**Exercise objective**
Restate each of the lines below word for word and drop every picture.

**Supplied data**
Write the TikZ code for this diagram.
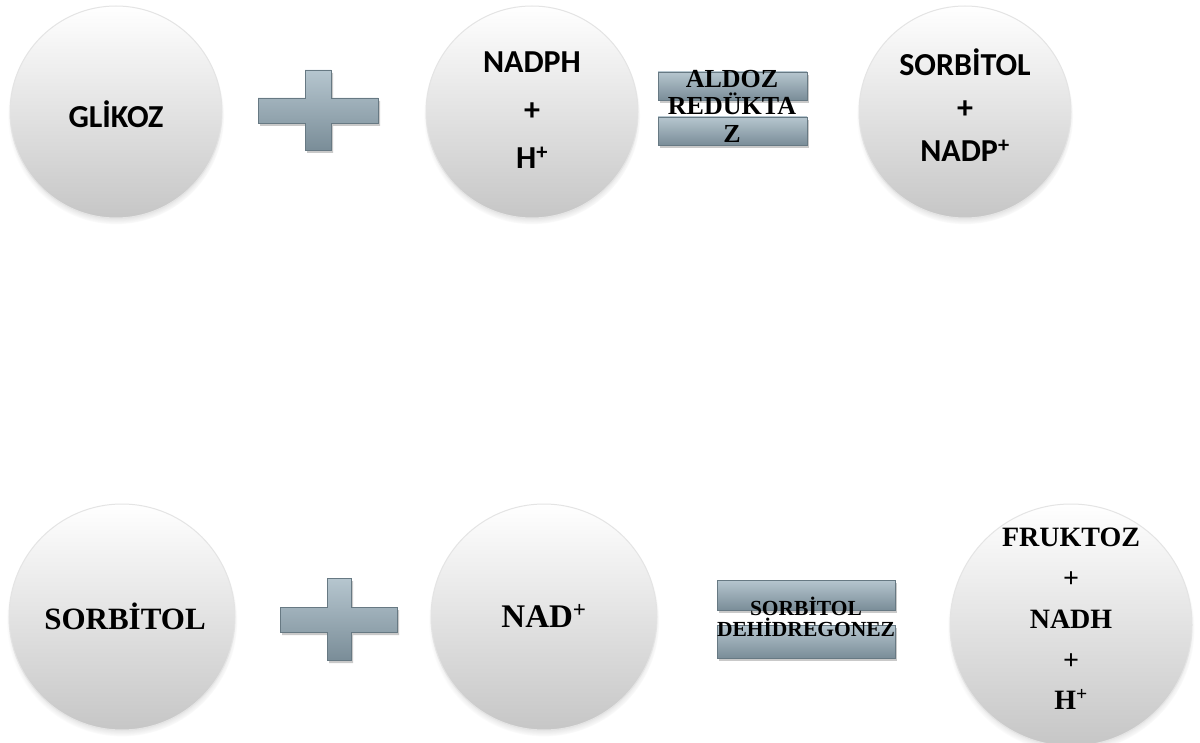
\documentclass[tikz,border=0pt]{standalone}
\usepackage{fontspec}
\setmainfont{Liberation Serif}
\newfontfamily\carl{Carlito}
\usetikzlibrary{shadows}
\definecolor{steelL}{HTML}{B6C6CF}
\definecolor{steelD}{HTML}{7A8D98}
\definecolor{steelE}{HTML}{677983}
\definecolor{ballB}{HTML}{C6C6C6}
\definecolor{rimC}{HTML}{E4E4E4}
\tikzset{
  ball/.style={circle, inner sep=0pt, minimum size=#1, top color=white, bottom color=ballB,
    draw=rimC, line width=1pt,
    circular drop shadow={shadow xshift=0pt, shadow yshift=-4pt, shadow scale=1.02, opacity=.45, fill=black!55}},
  steel/.style={top color=steelL, bottom color=steelD, draw=steelE, line width=0.6pt,
    drop shadow={shadow xshift=2pt, shadow yshift=-3pt, opacity=.35, fill=black!60}},
  sanslbl/.style={align=center, font=\carl\bfseries\fontsize{32}{#1}\selectfont, inner sep=0pt},
  seriflbl/.style={align=center, font=\bfseries\fontsize{28}{#1}\selectfont, inner sep=0pt},
}
\begin{document}
\begin{tikzpicture}[x=1pt,y=-1pt]
\useasboundingbox[fill=white] (0,0) rectangle (1200,743);
% top row circles
\node[ball=212pt] (c1) at (116,112) {};
\node[ball=212pt] (c2) at (532,112) {};
\node[ball=212pt] (c3) at (965,112) {};
% bottom row circles
\node[ball=226pt] (c4) at (122,617) {};
\node[ball=226pt] (c5) at (544,617) {};
\node[ball=242pt] (c6) at (1071,625) {};
% plus signs
\path[steel] (258,98) -- (305,98) -- (305,70) -- (331,70) -- (331,98) -- (378,98) -- (378,123)
  -- (331,123) -- (331,150) -- (305,150) -- (305,123) -- (258,123) -- cycle;
\path[steel] (280,607) -- (327,607) -- (327,578) -- (351,578) -- (351,607) -- (397,607) -- (397,632)
  -- (351,632) -- (351,660) -- (327,660) -- (327,632) -- (280,632) -- cycle;
% equals bars
\path[steel] (658,72) rectangle (807,100);
\path[steel] (658,117) rectangle (807,145);
\path[steel] (717,580) rectangle (895,610);
\path[steel] (717,625) rectangle (895,658);
% labels
\node[sanslbl=32] (t1) at (c1) [yshift=-2pt] {GLİKOZ};
\node[sanslbl=48] (t2) at (532,110) {NADPH\\+\\H\textsuperscript{+}};
\node[sanslbl=43] (t3) at (965,105) {SORBİTOL\\+\\NADP\textsuperscript{+}};
\node[align=center, inner sep=0pt, font=\bfseries\fontsize{26}{27.5}\selectfont] (e1) at (732,106) {ALDOZ\\REDÜKTA\\Z};
\node[align=center, inner sep=0pt, font=\bfseries\fontsize{31}{31}\selectfont] (t4) at (125,616) {SORBİTOL};
\node[align=center, inner sep=0pt, font=\bfseries\fontsize{33}{33}\selectfont] (t5) at (544,616) {NAD\textsuperscript{+}};
\node[seriflbl=40.75] (t6) at (1071,619) {FRUKTOZ\\+\\NADH\\+\\H\textsuperscript{+}};
\node[align=center, inner sep=0pt, font=\bfseries\fontsize{21.5}{21}\selectfont] (e2) at (806,616.5) {SORBİTOL\\DEHİDREGONEZ};
\end{tikzpicture}
\end{document}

**Exercise solution**
Write the TikZ code for this diagram.
\documentclass[tikz,border=0pt]{standalone}
\usepackage{fontspec}
\setmainfont{Liberation Serif}
\newfontfamily\carl{Carlito}
\usetikzlibrary{shadows}
\definecolor{steelL}{HTML}{B6C6CF}
\definecolor{steelD}{HTML}{7A8D98}
\definecolor{steelE}{HTML}{677983}
\definecolor{ballB}{HTML}{C6C6C6}
\definecolor{rimC}{HTML}{E4E4E4}
\tikzset{
  ball/.style={circle, inner sep=0pt, minimum size=#1, top color=white, bottom color=ballB,
    draw=rimC, line width=1pt,
    circular drop shadow={shadow xshift=0pt, shadow yshift=-4pt, shadow scale=1.02, opacity=.45, fill=black!55}},
  steel/.style={top color=steelL, bottom color=steelD, draw=steelE, line width=0.6pt,
    drop shadow={shadow xshift=2pt, shadow yshift=-3pt, opacity=.35, fill=black!60}},
  sanslbl/.style={align=center, font=\carl\bfseries\fontsize{32}{#1}\selectfont, inner sep=0pt},
  seriflbl/.style={align=center, font=\bfseries\fontsize{28}{#1}\selectfont, inner sep=0pt},
}
\begin{document}
\begin{tikzpicture}[x=1pt,y=-1pt]
\useasboundingbox[fill=white] (0,0) rectangle (1200,743);
% top row circles
\node[ball=212pt] (c1) at (116,112) {};
\node[ball=212pt] (c2) at (532,112) {};
\node[ball=212pt] (c3) at (965,112) {};
% bottom row circles
\node[ball=226pt] (c4) at (122,617) {};
\node[ball=226pt] (c5) at (544,617) {};
\node[ball=242pt] (c6) at (1071,625) {};
% plus signs
\path[steel] (258,98) -- (305,98) -- (305,70) -- (331,70) -- (331,98) -- (378,98) -- (378,123)
  -- (331,123) -- (331,150) -- (305,150) -- (305,123) -- (258,123) -- cycle;
\path[steel] (280,607) -- (327,607) -- (327,578) -- (351,578) -- (351,607) -- (397,607) -- (397,632)
  -- (351,632) -- (351,660) -- (327,660) -- (327,632) -- (280,632) -- cycle;
% equals bars
\path[steel] (658,72) rectangle (807,100);
\path[steel] (658,117) rectangle (807,145);
\path[steel] (717,580) rectangle (895,610);
\path[steel] (717,625) rectangle (895,658);
% labels
\node[sanslbl=32] (t1) at (c1) [yshift=-2pt] {GLİKOZ};
\node[sanslbl=48] (t2) at (532,110) {NADPH\\+\\H\textsuperscript{+}};
\node[sanslbl=43] (t3) at (965,105) {SORBİTOL\\+\\NADP\textsuperscript{+}};
\node[align=center, inner sep=0pt, font=\bfseries\fontsize{26}{27.5}\selectfont] (e1) at (732,106) {ALDOZ\\REDÜKTA\\Z};
\node[align=center, inner sep=0pt, font=\bfseries\fontsize{31}{31}\selectfont] (t4) at (125,616) {SORBİTOL};
\node[align=center, inner sep=0pt, font=\bfseries\fontsize{33}{33}\selectfont] (t5) at (544,616) {NAD\textsuperscript{+}};
\node[seriflbl=40.75] (t6) at (1071,619) {FRUKTOZ\\+\\NADH\\+\\H\textsuperscript{+}};
\node[align=center, inner sep=0pt, font=\bfseries\fontsize{21.5}{21}\selectfont] (e2) at (806,616.5) {SORBİTOL\\DEHİDREGONEZ};
\end{tikzpicture}
\end{document}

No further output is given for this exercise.